Despite some of the most intense opposition seen in recent years, on March 26, 2019, the EU Parliament adopted the Copyright Directive.
The main controversy surrounded Article 17 (previously known as Article 13), which places greater restrictions on user-generated content platforms like YouTube.
Rightsholders, from the music industry in particular, welcomed the new reality. Without official licensing arrangements in place or strong efforts to obtain licensing alongside best efforts to take down infringing content and keep it down, sites like YouTube (Online Content Sharing Service Providers – OCSSP) can potentially be held liable for infringing content.
This uncertainty led many to fear for the future of fair use, with the specter of content upload platforms deploying strict automated filters that err on the side of caution in order to avoid negative legal consequences under the new law.
While the legislation has been passed at the EU level, it still has to be written into Member States’ local law. With that in mind, more than 50 EU Academics have published a set of recommendations that they believe have the potential to limit restrictions on user freedoms as a result of the new legislation.
A key recommendation is that national implementations should “fully explore” legal mechanisms for broad licensing of copyrighted content. The academics are calling for this to ensure that the preventative obligations of OCSSPs are limited in application wherever possible.

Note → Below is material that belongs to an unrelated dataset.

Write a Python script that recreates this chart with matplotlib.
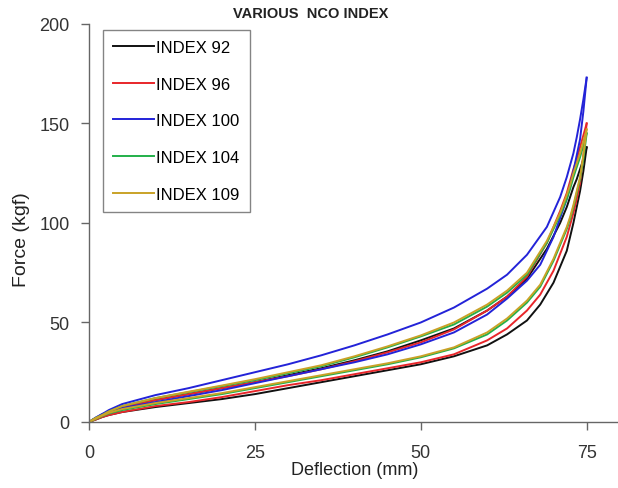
import matplotlib.pyplot as plt

# deflection (mm) sampling points
x_up = [0, 1, 2, 3, 5, 10, 15, 20, 25, 30, 35, 40, 45, 50, 55, 60, 63, 66, 69, 71,
        72, 72.5, 73, 73.5, 74, 74.5, 75]
x_down = [75, 74.5, 74, 73.5, 73, 72.5, 72, 70, 68, 66, 63, 60, 55, 50, 45, 40, 35,
          30, 25, 20, 15, 10, 5, 3, 2, 1, 0]

labels = ["INDEX 92", "INDEX 96", "INDEX 100", "INDEX 104", "INDEX 109"]
colors = ["#111111", "#e8262a", "#2323d8", "#22b04a", "#c9a227"]

# loading curves (force, kgf)
load_92 = [0, 1.8, 3.3, 5, 7.5, 11, 14, 17, 20, 23.5, 27, 31, 35.5, 41, 47, 56, 63, 72, 87, 100,
           108, 113, 118, 122, 127, 132, 138]
load_96 = [0, 1.8, 3.3, 5, 7.5, 11, 14, 17, 20, 23, 26.5, 30.5, 35, 40, 46.5, 56, 63, 73, 90, 106,
           115, 121, 127, 132, 138, 144, 150]
load_100 = [0, 2.2, 4, 6, 9, 13.5, 17, 21, 25, 29, 33.5, 38.5, 44, 50, 57.5, 67, 74, 84, 98, 113,
            123, 129, 135, 143, 152, 162, 173]
load_104 = [0, 2, 3.5, 5.3, 8, 12, 15, 18, 21, 24.5, 28, 32.5, 37.5, 43, 49, 58, 65, 74, 90, 104,
            112, 117, 123, 128, 133, 139, 145]
load_109 = [0, 2, 3.5, 5.3, 8, 12, 15.2, 18.3, 21.5, 25, 28.5, 33, 38, 43.5, 50, 59, 66, 75, 91, 105,
            114, 119, 125, 130, 135, 141, 147]

# unloading curves (force, kgf)
unload_92 = [138, 126, 116, 108, 100, 93, 86, 70, 59, 51, 44, 38.5, 33, 29, 26, 23, 20,
             17, 14, 11.5, 9.5, 7.5, 5, 3.5, 2.5, 1.2, 0]
unload_96 = [150, 134, 120, 112, 105, 99, 93, 76, 64, 56, 47, 41, 34, 30, 27, 24, 21,
             18.5, 15.5, 12.5, 10, 8, 5, 3.5, 2.5, 1.2, 0]
unload_100 = [173, 156, 142, 134, 126, 119, 112, 93, 79, 71, 62, 54, 45, 39, 34, 30, 26.5,
              23, 19.5, 16, 13, 10, 7, 5.2, 4, 2, 0]
unload_104 = [145, 132, 122, 115, 108, 102, 97, 81, 68, 60, 51, 44, 37, 32.5, 29, 26, 23,
              20, 17, 14, 11.5, 9, 6, 4.3, 3, 1.5, 0]
unload_109 = [147, 134, 123, 116, 109, 103, 98, 82, 69, 61, 52, 45, 37.5, 33, 29.5, 26.5, 23.5,
              20.5, 17.5, 14.5, 12, 9.5, 6.5, 4.6, 3.2, 1.6, 0]

loads = [load_92, load_96, load_100, load_104, load_109]
unloads = [unload_92, unload_96, unload_100, unload_104, unload_109]

plt.rcParams["font.family"] = ["Liberation Sans", "DejaVu Sans"]

fig = plt.figure(figsize=(6.18, 4.89), dpi=100)
ax = fig.add_axes([0.144, 0.135, 0.859, 0.814])

for lab, col, up, down in zip(labels, colors, loads, unloads):
    ax.plot(x_up, up, color=col, lw=1.4, label=lab)
    ax.plot(x_down, down, color=col, lw=1.4)

ax.set_xlim(0, 80)
ax.set_ylim(0, 200)
ax.set_xticks([0, 25, 50, 75])
ax.set_yticks([0, 50, 100, 150, 200])
ax.spines["top"].set_visible(False)
ax.spines["right"].set_visible(False)
for s in ["left", "bottom"]:
    ax.spines[s].set_color("#666666")
    ax.spines[s].set_linewidth(1.0)
ax.tick_params(direction="out", length=6, width=1, colors="#666666",
               labelcolor="#333333", labelsize=13)
ax.tick_params(axis="x", pad=10)
ax.tick_params(axis="y", pad=8)

ax.set_xlabel("Deflection (mm)", fontsize=13, labelpad=0, color="#222222")
ax.set_ylabel("Force (kgf)", fontsize=14, color="#222222")
ax.yaxis.set_label_coords(-0.112, 0.46)
fig.text(0.502, 0.972, "VARIOUS  NCO INDEX", ha="center", va="center",
         fontsize=10.5, fontweight="bold", color="#222222")

leg = ax.legend(loc="upper left", bbox_to_anchor=(0.026, 0.985), borderaxespad=0,
                fontsize=12, frameon=True, fancybox=False, edgecolor="#666666",
                handlelength=2.5, handletextpad=0.1, labelspacing=1.3,
                borderpad=0.6)
leg.get_frame().set_linewidth(1.0)

fig.savefig("out.png", dpi=100)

The academics hope that broad licensing can avoid situations where to avoid liability, OCSSPs would otherwise have to prove they have made “best efforts” to ensure works specified by rightsholders are rendered inaccessible or show that they have “acted expeditiously” to remove content and prevent its reupload following a request from a rightsholder.
“Otherwise, the freedom of EU citizens to participate in democratic online content creation and distribution will be encroached upon and freedom of expression and information in the online environment would be curtailed,” the academics warn.
The academics’ recommendations are focused on ensuring that non-infringing works don’t become collateral damage as OCSSPs scramble to cover their own backs and avoid liability.
For example, the preventative obligations listed above should generally not come into play when content is used for quotation, criticism, or review, or for the purpose of caricature, parody or pastiche. If content is removed or filtered incorrectly, however, Member States must ensure that online content-sharing service providers put in place an “effective and expeditious” complaint and redress system.
The prospect of automatic filtering at the point of upload was a hugely controversial matter before Article 17 passed but the academics believe they have identified ways to ensure that freedom of expression and access to information can be better protected.
“[W]e recommend that where preventive measures [as detailed above] are applied, especially where they lead to the filtering and blocking of uploaded content before it is made available to the public, Member States should, to the extent possible, limit their application to cases of prima facie [upon first impression] copyright infringement,” the academics write.
“In this context, a prima facie copyright infringement means the upload of protected material that is identical or equivalent to the ‘relevant and necessary information’ previously provided by the rightholders to OCSSPs, including information previously considered infringing. The concept of equivalent information should be interpreted strictly.”
The academics say that if content is removed on the basis of prima facie infringement, users are entitled to activate the complaint and redress procedure. If there is no prima facie infringement, content should not be removed until its legal status is determined.
In cases where user-uploaded content does not meet the prima facie standard but matches “relevant and necessary information” (fingerprints etc) supplied by rightsholders, OCSSPs must grant users the ability to declare that content is not infringing due to fair use-type exceptions.
“The means to provide such declaration should be concise, transparent, intelligible, and be presented to the user in an easily accessible form, using clear and plain language (e.g. a standard statement clarifying the status of the uploaded content, such as ‘This is a permissible quotation’ or ‘This is a permissible parody’),” the recommendations read.
If users don’t provide a declaration within a “reasonable” time following upload, the OCSSP (YouTube etc) should be “allowed” to remove the content, with users granted permission to activate the complaint and redress procedure.
Rightsholders who still maintain that content was removed correctly must then justify the deletion, detailing why it is a prima facie case of infringement and not covered by a fair use-type exemption, particularly the one cited by the user.
A human review should then be conducted at the OCSSP, which should not be held liable for infringement under Article 17 until the process is complete and legality determined.
Given that Article 17 has passed, there appears to be limited room to maneuver and there is a long way to go before all Member States write its terms into local law.
However, even if the above safeguarding recommendations are implemented, it’s clear that substantial resources will have to be expended to ensure that everyone’s rights are protected. As a result, platforms lacking YouTube-sized budgets will undoubtedly feel the pinch.